Une réponse à “Pendant que la France joue au meccano ABB et Siemens travaillent : un exemple les transmissions de puissance électrique HVDC”

  1. Avatar de JP
    JP

    Le hvdc, non seulement c’est bien pour l’eolien offshore et pour profiter de barrages localisés très loin, c’est aussi ce qui peut permettre d’exploiter le solaire du sahara, par exemple.
    Bref le hvdc est un facteur clé de l’exploitation des renouvelables, puisqu’il permet d’utiliser les sites qui offrent les conditions naturelles les plus favorables (sites qui par définition sont très différents, donc souvent éloignés, des sites dont les conditions sont les plus favorables à l’implantation humaine, tel que une plaine en climat modéré).
    Et inversement, le hvdc n’est pas vraiment indispensable pour exploiter le nucléaire, car on peut presque toujours placer une centrale suffisamment à proximité de la zone consommatrice pour que la distance modérée rende inutile le hvdc.

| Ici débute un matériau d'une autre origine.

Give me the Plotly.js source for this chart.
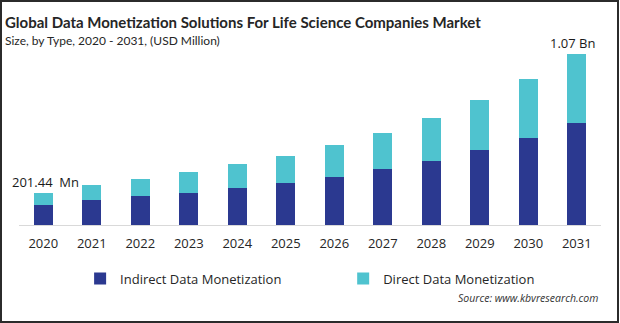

    Le hvdc, encore un secteur qui ne va donc pas dans le sens du nucléaire, et que l’on laisse tomber…
    A priori, je ne suis pas pour le démembrement d’Areva, ni pour sa récupération « à prix d’ami » par les copains du président. Mais, cela étant posé, je me demande s’il est raisonnable de laisser à Areva la responsabilité d’activités industrielles liées au renouvelable.